(DATA PROVIDED)
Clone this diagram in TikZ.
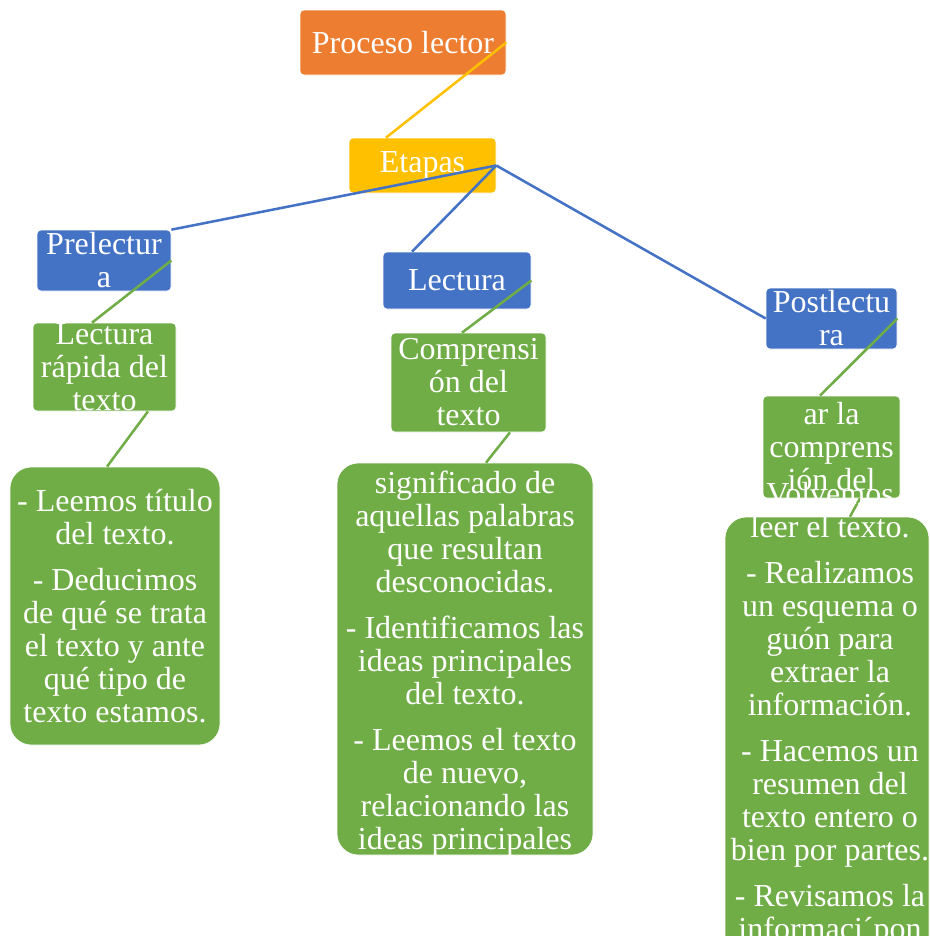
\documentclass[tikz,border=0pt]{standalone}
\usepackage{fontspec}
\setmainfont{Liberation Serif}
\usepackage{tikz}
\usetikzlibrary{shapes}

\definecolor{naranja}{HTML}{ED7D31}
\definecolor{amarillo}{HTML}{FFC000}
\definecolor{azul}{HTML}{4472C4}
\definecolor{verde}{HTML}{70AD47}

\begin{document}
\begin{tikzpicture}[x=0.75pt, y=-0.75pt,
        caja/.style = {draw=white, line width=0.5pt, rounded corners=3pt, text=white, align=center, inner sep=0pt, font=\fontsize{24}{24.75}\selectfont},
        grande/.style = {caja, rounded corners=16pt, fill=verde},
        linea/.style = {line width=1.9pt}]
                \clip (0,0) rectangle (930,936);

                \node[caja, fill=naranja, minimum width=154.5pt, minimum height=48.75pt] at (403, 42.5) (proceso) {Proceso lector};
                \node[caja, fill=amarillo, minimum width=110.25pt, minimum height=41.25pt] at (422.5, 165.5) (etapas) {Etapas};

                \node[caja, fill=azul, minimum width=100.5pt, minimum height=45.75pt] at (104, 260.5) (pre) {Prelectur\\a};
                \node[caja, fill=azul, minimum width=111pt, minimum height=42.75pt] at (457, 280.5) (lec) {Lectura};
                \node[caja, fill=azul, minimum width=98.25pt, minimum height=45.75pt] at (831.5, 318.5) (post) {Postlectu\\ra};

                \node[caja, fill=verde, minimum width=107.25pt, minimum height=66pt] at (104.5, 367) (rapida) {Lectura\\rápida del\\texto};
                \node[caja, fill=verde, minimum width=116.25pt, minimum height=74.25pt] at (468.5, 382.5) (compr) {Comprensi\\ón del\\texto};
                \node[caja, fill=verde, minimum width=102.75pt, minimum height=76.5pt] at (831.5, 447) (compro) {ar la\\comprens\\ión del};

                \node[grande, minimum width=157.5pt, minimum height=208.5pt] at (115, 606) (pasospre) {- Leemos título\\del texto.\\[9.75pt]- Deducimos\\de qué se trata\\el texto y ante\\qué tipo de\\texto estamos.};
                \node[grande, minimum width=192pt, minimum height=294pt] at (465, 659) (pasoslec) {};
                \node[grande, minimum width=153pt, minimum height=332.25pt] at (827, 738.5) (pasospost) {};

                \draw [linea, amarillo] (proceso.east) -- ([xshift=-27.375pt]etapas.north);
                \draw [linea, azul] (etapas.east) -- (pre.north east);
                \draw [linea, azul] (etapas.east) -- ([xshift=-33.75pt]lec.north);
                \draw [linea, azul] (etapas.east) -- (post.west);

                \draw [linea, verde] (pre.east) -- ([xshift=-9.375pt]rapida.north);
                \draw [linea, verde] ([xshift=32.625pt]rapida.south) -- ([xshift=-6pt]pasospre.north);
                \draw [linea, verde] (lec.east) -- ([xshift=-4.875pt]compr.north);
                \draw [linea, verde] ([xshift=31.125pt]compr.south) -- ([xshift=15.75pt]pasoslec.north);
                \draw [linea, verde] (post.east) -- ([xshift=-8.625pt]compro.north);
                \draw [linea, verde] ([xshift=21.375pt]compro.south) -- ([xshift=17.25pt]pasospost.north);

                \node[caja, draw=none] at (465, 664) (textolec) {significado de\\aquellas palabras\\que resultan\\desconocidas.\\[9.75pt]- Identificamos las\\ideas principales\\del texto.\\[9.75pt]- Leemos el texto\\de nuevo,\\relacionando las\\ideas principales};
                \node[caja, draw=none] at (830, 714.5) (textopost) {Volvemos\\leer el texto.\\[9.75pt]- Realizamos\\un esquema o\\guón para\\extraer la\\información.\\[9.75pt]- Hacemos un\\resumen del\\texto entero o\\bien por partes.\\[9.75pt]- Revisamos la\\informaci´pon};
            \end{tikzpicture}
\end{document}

(EXERCISE DESCRIPTION)
Set down the material exactly, every line of it, except for the pictures.

(TASK RESULT)
Clone this diagram in TikZ.
\documentclass[tikz,border=0pt]{standalone}
\usepackage{fontspec}
\setmainfont{Liberation Serif}
\usepackage{tikz}
\usetikzlibrary{shapes}

\definecolor{naranja}{HTML}{ED7D31}
\definecolor{amarillo}{HTML}{FFC000}
\definecolor{azul}{HTML}{4472C4}
\definecolor{verde}{HTML}{70AD47}

\begin{document}
\begin{tikzpicture}[x=0.75pt, y=-0.75pt,
        caja/.style = {draw=white, line width=0.5pt, rounded corners=3pt, text=white, align=center, inner sep=0pt, font=\fontsize{24}{24.75}\selectfont},
        grande/.style = {caja, rounded corners=16pt, fill=verde},
        linea/.style = {line width=1.9pt}]
                \clip (0,0) rectangle (930,936);

                \node[caja, fill=naranja, minimum width=154.5pt, minimum height=48.75pt] at (403, 42.5) (proceso) {Proceso lector};
                \node[caja, fill=amarillo, minimum width=110.25pt, minimum height=41.25pt] at (422.5, 165.5) (etapas) {Etapas};

                \node[caja, fill=azul, minimum width=100.5pt, minimum height=45.75pt] at (104, 260.5) (pre) {Prelectur\\a};
                \node[caja, fill=azul, minimum width=111pt, minimum height=42.75pt] at (457, 280.5) (lec) {Lectura};
                \node[caja, fill=azul, minimum width=98.25pt, minimum height=45.75pt] at (831.5, 318.5) (post) {Postlectu\\ra};

                \node[caja, fill=verde, minimum width=107.25pt, minimum height=66pt] at (104.5, 367) (rapida) {Lectura\\rápida del\\texto};
                \node[caja, fill=verde, minimum width=116.25pt, minimum height=74.25pt] at (468.5, 382.5) (compr) {Comprensi\\ón del\\texto};
                \node[caja, fill=verde, minimum width=102.75pt, minimum height=76.5pt] at (831.5, 447) (compro) {ar la\\comprens\\ión del};

                \node[grande, minimum width=157.5pt, minimum height=208.5pt] at (115, 606) (pasospre) {- Leemos título\\del texto.\\[9.75pt]- Deducimos\\de qué se trata\\el texto y ante\\qué tipo de\\texto estamos.};
                \node[grande, minimum width=192pt, minimum height=294pt] at (465, 659) (pasoslec) {};
                \node[grande, minimum width=153pt, minimum height=332.25pt] at (827, 738.5) (pasospost) {};

                \draw [linea, amarillo] (proceso.east) -- ([xshift=-27.375pt]etapas.north);
                \draw [linea, azul] (etapas.east) -- (pre.north east);
                \draw [linea, azul] (etapas.east) -- ([xshift=-33.75pt]lec.north);
                \draw [linea, azul] (etapas.east) -- (post.west);

                \draw [linea, verde] (pre.east) -- ([xshift=-9.375pt]rapida.north);
                \draw [linea, verde] ([xshift=32.625pt]rapida.south) -- ([xshift=-6pt]pasospre.north);
                \draw [linea, verde] (lec.east) -- ([xshift=-4.875pt]compr.north);
                \draw [linea, verde] ([xshift=31.125pt]compr.south) -- ([xshift=15.75pt]pasoslec.north);
                \draw [linea, verde] (post.east) -- ([xshift=-8.625pt]compro.north);
                \draw [linea, verde] ([xshift=21.375pt]compro.south) -- ([xshift=17.25pt]pasospost.north);

                \node[caja, draw=none] at (465, 664) (textolec) {significado de\\aquellas palabras\\que resultan\\desconocidas.\\[9.75pt]- Identificamos las\\ideas principales\\del texto.\\[9.75pt]- Leemos el texto\\de nuevo,\\relacionando las\\ideas principales};
                \node[caja, draw=none] at (830, 714.5) (textopost) {Volvemos\\leer el texto.\\[9.75pt]- Realizamos\\un esquema o\\guón para\\extraer la\\información.\\[9.75pt]- Hacemos un\\resumen del\\texto entero o\\bien por partes.\\[9.75pt]- Revisamos la\\informaci´pon};
            \end{tikzpicture}
\end{document}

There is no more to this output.